The ones who have escaped inside tend to land on windows, the ceiling, tables, photographs, L's box of beanos, me (I accidentally took one with me out walking in the woods with Teddy earlier this week. He had a nice car journey and came home again too), so I can usually collect them with a pot and a piece of paper fairly easily, get their photo, make my record and release them into the flower bed where the birds can't get at them. Having said that, there were a few yesterday who I couldn't find but I knew they were in the house so last night once darkness fell I went into the breakfast room and discovered them all buzzing around by the door. I put the outside light on, opened the door and off they went.

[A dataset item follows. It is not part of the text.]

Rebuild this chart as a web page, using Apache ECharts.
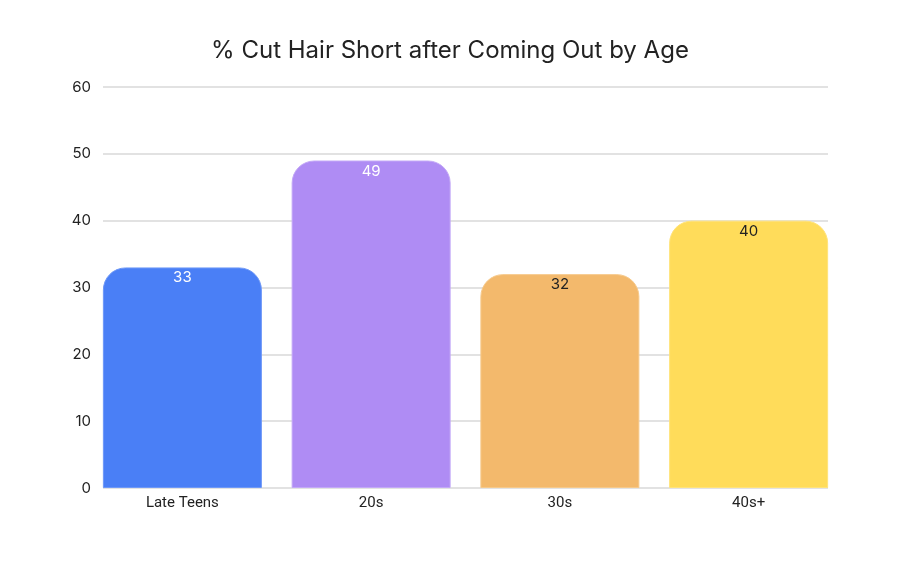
<!DOCTYPE html>
<html>
<head>
<meta charset="utf-8">
<script src="https://cdn.jsdelivr.net/npm/echarts@6/dist/echarts.min.js"></script>
<style>html,body{margin:0;padding:0;background:#fff;}#c{width:900px;height:562px;}</style>
</head>
<body>
<div id="c"></div>
<script>
const categories = ['Late Teens', '20s', '30s', '40s+'];
const values = [33, 49, 32, 40];
const yTicks = [0, 10, 20, 30, 40, 50, 60];

const barColors = ['#4A7FF6', '#AF8CF4', '#F3B96C', '#FFDC5A'];
const borderColors = ['#6E98F7', '#C3A8F7', '#F6C98A', '#FFE37A'];
const labelColors = ['#FFFFFF', '#FFFFFF', '#222222', '#222222'];

const chart = echarts.init(document.getElementById('c'));
const font = 'Inter, "Noto Sans", sans-serif';
chart.setOption({
  animation: false,
  backgroundColor: '#ffffff',
  title: {
    text: '% Cut Hair Short after Coming Out by Age',
    left: 'center',
    top: 34,
    textStyle: { fontFamily: font, fontSize: 24, fontWeight: 'normal', color: '#222222' }
  },
  grid: [
    { left: 103, right: 72, top: 87, bottom: 74 },
    { left: 88, right: 57, top: 87, bottom: 74 }
  ],
  xAxis: [
    { gridIndex: 0, type: 'category', data: categories, show: false },
    {
      gridIndex: 1, type: 'category', data: categories,
      axisLine: { show: false }, axisTick: { show: false },
      axisLabel: { margin: 8, fontFamily: 'Roboto, sans-serif', fontSize: 15, color: '#222222' }
    }
  ],
  yAxis: [
    {
      gridIndex: 0, type: 'value', min: yTicks[0], max: yTicks[yTicks.length - 1], interval: 10,
      axisLine: { show: false }, axisTick: { show: false },
      axisLabel: { margin: 12, fontFamily: font, fontSize: 15, color: '#222222' },
      splitLine: { lineStyle: { color: '#d9d9d9', width: 1.5 } }
    },
    {
      gridIndex: 1, type: 'value', min: yTicks[0], max: yTicks[yTicks.length - 1], interval: 10,
      show: false
    }
  ],
  series: [{
    type: 'bar',
    xAxisIndex: 1,
    yAxisIndex: 1,
    barWidth: 159,
    data: values.map((v, i) => ({
      value: v,
      itemStyle: { color: barColors[i], borderColor: borderColors[i], borderWidth: 1, borderRadius: [22, 22, 0, 0] },
      label: { color: labelColors[i] }
    })),
    label: {
      show: true, position: 'insideTop', distance: 3,
      fontFamily: font, fontSize: 15
    }
  }]
});
</script>
</body>
</html>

A couple of non-moth-related things to finish with.
Firstly, Ma has asked me me to say a big THANK YOU to all of you who left kind get well soon messages after P's accident. He is now home and hobbling about on crutches, and your lovely messages cheered them both in what has been a difficult week.
Secondly, I had some good news yesterday- my college application has been accepted and I start the BSc in Ecology and Conservation Management this autumn, so it's full steam ahead. I am VERY pleased, VERY relieved and VERY excited!